Thanks :) I fumbled the way in which I originally made the proposal, with my nervous and defensive manner, and in how I attempted to communicate my ideas at first. I was abrasive and rude, and I apologise for that to Ayrton and Thorsten and others. Live and learn. It is pleasing to see that with some persistence and tests I am becoming a little less incoherent.
We have a data structure very similar to your "rope" or "chain" idea that we use to allocate storage for a 2D spatial query data structure that is a substitute for the R*Tree variant I mentioned before. I like that you can start with an array on the stack and then extend into the heap as needed. This is a nice feature for when the object turns out to be extremely small. I like that it is safe as opposed a fixed sized buffer. Ours has a map instead of linked list to access the nodes in the chain, so that we have log n/chunksize access time. The data structure is actually a substitute for map, where insertion and removal time is not better than a map, but access time is better and ite ration speed is much better. It also conumes much less memory. It differs from a map also because random insertion/removal invalidates iterators because we insert into the middle of each chunk. If you only insert at the end you obviously keep your iterators valid.
Interesting. chain<> defaults to using a deque, not a list, for link management. this is O(1). Still, an allocator is no substitute for using the right data structures and
algorithms.
I agree. However, whichever data-structures and algorithms you use, they will need storage and an allocator.
A map of int to list is a data structure that can be expected to perform very poorly. It isn't completely fair to do performance comparisions against such a poor data structure.
This is true if I was proposing new data-structures. However, I am not comparing performance of data-structures, so that is irrelevant. The comparisons and results I am showing use *the exact same code and data-structures* for both tests. I am merely testing the execution speed of the code produced by a) using std::allocator and b) using monotonic::allocator. In either case, the data-structures and the code is identical and hence largely irrelevant. Of course, one can write code that is designed to skew results one way or the other, which I have endevoured to avoid. You can judge how well I have done that for yourself. Tests like test_dupe() however is designed to show that having a no-op deallocation is indeed fast.

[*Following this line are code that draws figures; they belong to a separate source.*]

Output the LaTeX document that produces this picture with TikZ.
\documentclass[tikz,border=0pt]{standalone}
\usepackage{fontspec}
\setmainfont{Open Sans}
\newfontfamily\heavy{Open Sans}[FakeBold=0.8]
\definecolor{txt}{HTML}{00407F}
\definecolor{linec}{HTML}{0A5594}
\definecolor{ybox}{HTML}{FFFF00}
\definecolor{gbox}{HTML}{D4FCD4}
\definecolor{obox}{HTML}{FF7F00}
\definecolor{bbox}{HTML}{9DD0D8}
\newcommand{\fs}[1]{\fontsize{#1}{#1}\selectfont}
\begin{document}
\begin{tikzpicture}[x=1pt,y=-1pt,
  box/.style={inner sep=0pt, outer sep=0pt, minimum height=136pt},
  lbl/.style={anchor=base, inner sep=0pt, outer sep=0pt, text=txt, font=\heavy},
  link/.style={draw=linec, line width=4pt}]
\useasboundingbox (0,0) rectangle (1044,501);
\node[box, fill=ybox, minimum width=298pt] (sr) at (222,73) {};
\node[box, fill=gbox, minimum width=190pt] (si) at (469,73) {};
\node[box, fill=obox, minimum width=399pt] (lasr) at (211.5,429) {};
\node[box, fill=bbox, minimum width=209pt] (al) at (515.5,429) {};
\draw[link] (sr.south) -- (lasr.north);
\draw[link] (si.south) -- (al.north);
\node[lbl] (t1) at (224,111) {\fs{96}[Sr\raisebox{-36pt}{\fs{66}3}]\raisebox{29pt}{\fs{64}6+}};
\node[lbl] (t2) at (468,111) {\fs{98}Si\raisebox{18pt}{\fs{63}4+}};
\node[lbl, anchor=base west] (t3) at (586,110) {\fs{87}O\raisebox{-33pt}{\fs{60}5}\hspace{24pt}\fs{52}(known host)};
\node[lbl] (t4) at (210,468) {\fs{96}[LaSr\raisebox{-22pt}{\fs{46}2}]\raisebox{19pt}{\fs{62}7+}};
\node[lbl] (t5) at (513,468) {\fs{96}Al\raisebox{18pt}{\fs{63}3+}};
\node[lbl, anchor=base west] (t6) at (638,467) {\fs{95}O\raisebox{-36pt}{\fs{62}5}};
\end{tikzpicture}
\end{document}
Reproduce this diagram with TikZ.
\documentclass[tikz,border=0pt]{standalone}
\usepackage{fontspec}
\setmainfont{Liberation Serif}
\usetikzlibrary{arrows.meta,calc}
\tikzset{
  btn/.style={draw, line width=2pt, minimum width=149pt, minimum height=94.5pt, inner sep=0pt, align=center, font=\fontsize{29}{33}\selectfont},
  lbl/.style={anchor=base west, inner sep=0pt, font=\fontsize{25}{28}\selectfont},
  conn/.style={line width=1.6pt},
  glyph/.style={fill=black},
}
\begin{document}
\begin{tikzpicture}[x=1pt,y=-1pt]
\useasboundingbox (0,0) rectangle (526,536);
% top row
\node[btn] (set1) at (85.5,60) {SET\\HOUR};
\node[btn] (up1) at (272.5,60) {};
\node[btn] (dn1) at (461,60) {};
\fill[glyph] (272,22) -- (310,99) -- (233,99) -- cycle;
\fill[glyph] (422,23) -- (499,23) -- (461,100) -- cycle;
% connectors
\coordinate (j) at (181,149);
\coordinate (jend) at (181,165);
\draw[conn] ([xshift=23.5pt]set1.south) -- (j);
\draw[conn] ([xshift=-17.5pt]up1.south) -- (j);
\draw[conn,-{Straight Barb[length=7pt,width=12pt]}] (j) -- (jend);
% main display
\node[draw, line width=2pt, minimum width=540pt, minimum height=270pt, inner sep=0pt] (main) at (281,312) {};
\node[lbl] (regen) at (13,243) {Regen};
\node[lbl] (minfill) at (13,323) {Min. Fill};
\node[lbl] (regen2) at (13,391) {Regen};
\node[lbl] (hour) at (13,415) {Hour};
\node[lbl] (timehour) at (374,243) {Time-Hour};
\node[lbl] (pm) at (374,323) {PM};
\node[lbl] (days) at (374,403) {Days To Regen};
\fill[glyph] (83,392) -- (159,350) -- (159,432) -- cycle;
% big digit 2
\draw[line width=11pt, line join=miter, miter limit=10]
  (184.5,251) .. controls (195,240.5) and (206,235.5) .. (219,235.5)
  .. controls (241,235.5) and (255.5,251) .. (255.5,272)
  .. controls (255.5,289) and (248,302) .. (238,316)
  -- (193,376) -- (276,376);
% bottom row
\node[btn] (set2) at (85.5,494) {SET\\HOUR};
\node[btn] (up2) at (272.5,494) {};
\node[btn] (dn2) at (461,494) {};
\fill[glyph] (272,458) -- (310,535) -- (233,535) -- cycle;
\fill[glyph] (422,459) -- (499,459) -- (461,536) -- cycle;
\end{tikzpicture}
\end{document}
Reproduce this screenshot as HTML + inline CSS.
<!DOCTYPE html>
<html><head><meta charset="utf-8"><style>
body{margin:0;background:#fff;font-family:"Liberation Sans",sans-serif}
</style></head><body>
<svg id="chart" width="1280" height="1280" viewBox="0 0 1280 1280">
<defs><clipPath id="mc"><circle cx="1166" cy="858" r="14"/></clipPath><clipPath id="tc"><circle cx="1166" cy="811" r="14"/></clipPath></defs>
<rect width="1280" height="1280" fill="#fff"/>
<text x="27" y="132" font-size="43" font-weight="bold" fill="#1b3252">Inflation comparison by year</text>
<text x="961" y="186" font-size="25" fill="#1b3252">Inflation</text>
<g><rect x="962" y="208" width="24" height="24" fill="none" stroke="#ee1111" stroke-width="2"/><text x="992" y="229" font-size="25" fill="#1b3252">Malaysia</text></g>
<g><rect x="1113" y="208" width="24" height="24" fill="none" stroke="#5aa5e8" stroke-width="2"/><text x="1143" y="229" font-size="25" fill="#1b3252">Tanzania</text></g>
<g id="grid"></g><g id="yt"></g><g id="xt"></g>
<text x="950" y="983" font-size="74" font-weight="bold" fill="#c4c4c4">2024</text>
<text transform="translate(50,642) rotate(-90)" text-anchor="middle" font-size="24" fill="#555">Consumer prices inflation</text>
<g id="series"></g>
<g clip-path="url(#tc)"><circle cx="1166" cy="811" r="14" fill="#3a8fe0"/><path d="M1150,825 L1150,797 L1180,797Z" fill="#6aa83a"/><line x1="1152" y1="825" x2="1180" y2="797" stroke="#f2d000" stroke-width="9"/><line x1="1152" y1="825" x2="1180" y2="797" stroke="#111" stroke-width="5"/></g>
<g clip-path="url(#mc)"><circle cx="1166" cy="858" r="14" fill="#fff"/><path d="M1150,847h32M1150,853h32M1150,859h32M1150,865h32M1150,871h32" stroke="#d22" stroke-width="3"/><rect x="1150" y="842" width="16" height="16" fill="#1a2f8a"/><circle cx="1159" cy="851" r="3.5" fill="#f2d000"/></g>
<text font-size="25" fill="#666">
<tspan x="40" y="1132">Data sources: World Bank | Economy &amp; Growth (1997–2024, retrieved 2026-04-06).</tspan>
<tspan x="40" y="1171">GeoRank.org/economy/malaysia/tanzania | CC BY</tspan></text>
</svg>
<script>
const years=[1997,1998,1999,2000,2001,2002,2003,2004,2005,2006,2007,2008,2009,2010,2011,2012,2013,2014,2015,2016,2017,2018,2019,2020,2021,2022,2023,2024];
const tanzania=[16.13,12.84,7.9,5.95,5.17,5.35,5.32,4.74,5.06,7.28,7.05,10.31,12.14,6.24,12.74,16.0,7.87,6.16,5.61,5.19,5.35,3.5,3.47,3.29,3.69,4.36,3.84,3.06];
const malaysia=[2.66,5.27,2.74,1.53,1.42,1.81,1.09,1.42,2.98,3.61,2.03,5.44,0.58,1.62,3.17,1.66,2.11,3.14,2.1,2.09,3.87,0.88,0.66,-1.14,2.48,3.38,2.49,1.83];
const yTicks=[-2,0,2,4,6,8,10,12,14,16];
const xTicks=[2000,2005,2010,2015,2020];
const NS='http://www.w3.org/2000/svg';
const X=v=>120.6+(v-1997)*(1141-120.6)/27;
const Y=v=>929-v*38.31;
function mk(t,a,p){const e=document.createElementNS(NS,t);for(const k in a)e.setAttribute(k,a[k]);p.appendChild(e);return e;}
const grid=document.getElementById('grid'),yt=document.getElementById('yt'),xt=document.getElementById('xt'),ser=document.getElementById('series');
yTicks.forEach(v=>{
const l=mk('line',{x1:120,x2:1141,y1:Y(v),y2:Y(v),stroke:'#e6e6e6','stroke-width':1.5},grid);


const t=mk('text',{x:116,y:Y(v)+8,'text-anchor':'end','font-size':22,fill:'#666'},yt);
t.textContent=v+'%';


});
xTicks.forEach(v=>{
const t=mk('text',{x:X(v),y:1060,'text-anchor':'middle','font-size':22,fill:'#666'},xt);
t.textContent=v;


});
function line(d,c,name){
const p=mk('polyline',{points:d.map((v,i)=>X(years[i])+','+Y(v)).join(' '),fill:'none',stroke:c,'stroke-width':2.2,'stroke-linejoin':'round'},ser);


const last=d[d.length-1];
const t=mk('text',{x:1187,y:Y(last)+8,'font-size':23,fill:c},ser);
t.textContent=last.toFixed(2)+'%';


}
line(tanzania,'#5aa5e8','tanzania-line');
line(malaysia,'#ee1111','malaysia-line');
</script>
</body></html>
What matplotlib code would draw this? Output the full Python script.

I think an allocator that uses your chain buffer for storage and is safe could be a good thing. I think that the allocator can be implemented in a way that it doesn't need non-static data members. The chain is in and of itself not interesting as a replacement for deque, but as a memory buffer for a good allocator I think it could find its niche. I'd like to see the memory buffer implement object deallocation and memory reuse, and perhaps thread saftey (maybe optional thread safety enabled by default).
Stack-based containers are completely thread-safe by default with no extra work and no locking required. I have added: monotonic::storage<N> // renamed from monotonic::inline_storage<N> monotonic::shared_storage<N> // for thread-safe heap-based storage The nice thing about using monotonic::shared_storage is that you can use all containers in a thread-safe way transparently and efficiently, without needing to change the containers themselves. This is a very pleasing result. Regards, Christian.